Heritage Home Group, LLC, a North Carolina corporation that designs, manufactures, sources and retails home furnishings, will pay $50,000 and provide other relief to settle a disability discrimination lawsuit brought by the U.S. Equal Employment Opportunity Commission (EEOC), the agency announced on May 22. The EEOC charged that Heritage Home violated federal law when it failed to provide a machine operator at its Hickory Chair Company manufacturing plant in Hickory, N.C., an accommodation for his disability. The federal agency further charged that Heritage Home fired the employee because of his disability.
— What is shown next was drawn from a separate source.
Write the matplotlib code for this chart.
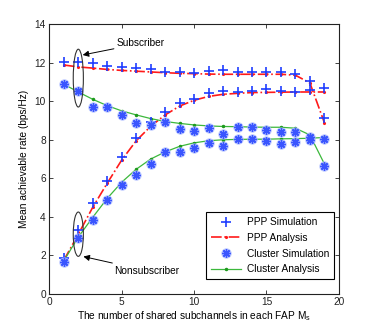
import matplotlib
matplotlib.use("Agg")
import matplotlib.pyplot as plt
from matplotlib.patches import Ellipse
import numpy as np

plt.rcParams['font.family'] = ['Liberation Sans', 'DejaVu Sans']
plt.rcParams['mathtext.default'] = 'regular'

x = list(range(1, 20))

# Subscriber (upper) curves
ppp_sim_sub = [12.03, 12.03, 11.97, 11.83, 11.76, 11.74, 11.66, 11.54, 11.54, 11.49,
               11.59, 11.62, 11.50, 11.50, 11.54, 11.50, 11.40, 11.07, 9.12]
ppp_ana_sub = [11.88, 11.78, 11.72, 11.65, 11.60, 11.56, 11.52, 11.48, 11.45, 11.43,
               11.41, 11.40, 11.40, 11.40, 11.40, 11.40, 11.35, 10.95, 8.89]
clu_sim_sub = [10.91, 10.55, 9.69, 9.69, 9.31, 8.87, 8.77, 8.94, 8.56, 8.48,
               8.61, 8.30, 8.68, 8.65, 8.51, 8.39, 8.39, 8.13, 8.03]
clu_ana_sub = [10.88, 10.48, 10.10, 9.77, 9.50, 9.29, 9.10, 8.95, 8.85, 8.77,
               8.72, 8.69, 8.68, 8.66, 8.65, 8.65, 8.60, 8.25, 6.75]

# Nonsubscriber (lower) curves
ppp_sim_non = [1.85, 3.32, 4.70, 5.86, 7.13, 8.08, 8.94, 9.43, 9.93, 10.10,
               10.45, 10.55, 10.50, 10.53, 10.64, 10.55, 10.50, 10.59, 10.67]
ppp_ana_non = [1.75, 3.10, 4.50, 5.75, 6.95, 7.95, 8.70, 9.29, 9.75, 10.05,
               10.25, 10.36, 10.41, 10.45, 10.46, 10.47, 10.48, 10.48, 10.48]
clu_sim_non = [1.68, 2.92, 3.84, 4.88, 5.66, 6.18, 6.76, 7.35, 7.39, 7.56,
               7.82, 7.68, 8.02, 8.03, 7.96, 7.78, 7.91, 7.99, 6.66]
clu_ana_non = [1.72, 2.95, 3.98, 4.96, 5.80, 6.47, 7.00, 7.37, 7.66, 7.84,
               7.95, 8.00, 8.02, 8.03, 8.03, 8.05, 8.06, 8.08, 8.12]

xticks = [0, 5, 10, 15, 20]
yticks = [0, 2, 4, 6, 8, 10, 12, 14]

fig = plt.figure(figsize=(3.74, 3.31), dpi=100)
ax = fig.add_axes([0.132, 0.112, 0.774, 0.815])

blue = '#1f3dff'
red = '#ff1a1a'
green = '#3cb83c'

# PPP analysis
ax.plot(x, ppp_ana_sub, linestyle='-.', color=red, lw=1.2, marker='.', ms=2.5, zorder=2)
ax.plot(x, ppp_ana_non, linestyle='-.', color=red, lw=1.2, marker='.', ms=2.5, zorder=2)
# Cluster analysis
ax.plot(x, clu_ana_sub, linestyle='-', color=green, lw=0.9, marker='.', ms=3, mfc='#1e9a1e', mec='#1e9a1e', zorder=2)
ax.plot(x, clu_ana_non, linestyle='-', color=green, lw=0.9, marker='.', ms=3, mfc='#1e9a1e', mec='#1e9a1e', zorder=2)
# PPP simulation
ax.plot(x, ppp_sim_sub, linestyle='none', marker='+', ms=7, mew=1.2, color=blue, zorder=3)
ax.plot(x, ppp_sim_non, linestyle='none', marker='+', ms=7, mew=1.2, color=blue, zorder=3)
# Cluster simulation (halo + asterisk)
for ys in (clu_sim_sub, clu_sim_non):
    ax.plot(x, ys, linestyle='none', marker='o', ms=6.5, color='#a9b8ff', alpha=0.8, zorder=3)
    ax.plot(x, ys, linestyle='none', marker=(8, 2, 0), ms=6, mew=1.0, color='#3a55ff', zorder=4)

# Legend handles
h1, = ax.plot([], [], linestyle='none', marker='+', ms=7, mew=1.2, color=blue)
h2, = ax.plot([], [], linestyle='-.', color=red, lw=1.2, marker='.', ms=2.5)
h3a, = ax.plot([], [], linestyle='none', marker='o', ms=6.5, color='#a9b8ff', alpha=0.8)
h3b, = ax.plot([], [], linestyle='none', marker=(8, 2, 0), ms=6, mew=1.0, color='#3a55ff')
h4, = ax.plot([], [], linestyle='-', color=green, lw=0.9, marker='.', ms=3, mfc='#1e9a1e', mec='#1e9a1e')
leg = ax.legend([h1, h2, (h3a, h3b), h4],
                ['PPP Simulation', 'PPP Analysis', 'Cluster Simulation', 'Cluster Analysis'],
                loc='lower right', bbox_to_anchor=(0.984, 0.0545), borderaxespad=0,
                fontsize=7.3, handlelength=2.9, labelspacing=0.55, fancybox=False,
                framealpha=1, edgecolor='black', borderpad=0.5, handletextpad=0.6,
                markerfirst=True)
leg.get_frame().set_linewidth(0.8)

# Ellipses and annotations
ax.add_patch(Ellipse((2.0, 11.2), 0.7, 3.0, fill=False, edgecolor='#333333', lw=0.8, zorder=5))
ax.add_patch(Ellipse((2.0, 3.1), 0.7, 2.3, fill=False, edgecolor='#333333', lw=0.8, zorder=5))
ax.annotate('Subscriber', xy=(2.3, 12.4), xytext=(4.65, 13.0), fontsize=7.3,
            va='center', ha='left',
            arrowprops=dict(arrowstyle='-|>', color='black', lw=0.7, mutation_scale=9,
                            shrinkA=0, shrinkB=0))
ax.annotate('Nonsubscriber', xy=(2.35, 1.94), xytext=(4.5, 1.2), fontsize=7.3,
            va='center', ha='left',
            arrowprops=dict(arrowstyle='-|>', color='black', lw=0.7, mutation_scale=9,
                            shrinkA=0, shrinkB=0))

ax.set_xlim(0, 20)
ax.set_ylim(0, 14)
ax.set_xticks(xticks)
ax.set_yticks(yticks)
ax.tick_params(direction='in', length=3, width=0.6, top=True, right=True,
               labelsize=7.3, pad=2.5, colors='#222222')
for s in ax.spines.values():
    s.set_linewidth(0.8)
    s.set_color('#222222')

ax.set_xlabel('The number of shared subchannels in each FAP M$_s$', fontsize=7.3, labelpad=1)
ax.set_ylabel('Mean achievable rate (bps/Hz)', fontsize=7.3, labelpad=4)

fig.savefig('out.png', dpi=100)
According to the EEOC’s lawsuit, the employee (who wishes to remain anonymous) is a person with diabetes. He developed an infection and underwent surgery for amputation of one of his toes in March 2016. The employee was also diagnosed with peripheral neuropathy and needed additional leave to recover fully. The employee informed Heritage Home of his anticipated return to work the first week of June 2016. Heritage Home informed the employee in a letter dated April 29, 2016 that it would be terminating his employment because the employee would not be able to return to work until June.

Such alleged conduct violates the Americans with Disabilities Act of 1991 (ADA), which requires employers to provide reasonable accommodations to qualified individuals with a disability unless doing so would be an undue hardship. The EEOC filed suit in U.S. District Court for the Western District of North Carolina, Statesville Division (EEOC v. Heritage Home Group, LLC, Civil Action No. 5:18-CV-00018) after first attempting to reach a pre-litigation settlement through its conciliation process.

As part of the settlement, Heritage Home is required to pay the employee $50,000. In addition, the company has entered into a two-year consent decree that requires it to implement an ADA policy; conduct annual training for its human resources and management personnel on the ADA and its requirement that employees be provided with reasonable accommodations absent an undue hardship; and report to the EEOC on its accommodation practices.

“This settlement recognizes that employees with disabilities are important members of the workforce and should be provided equal opportunities to succeed in the workplace,” said Lynette Barnes, regional attorney of the EEOC’s Charlotte District Office.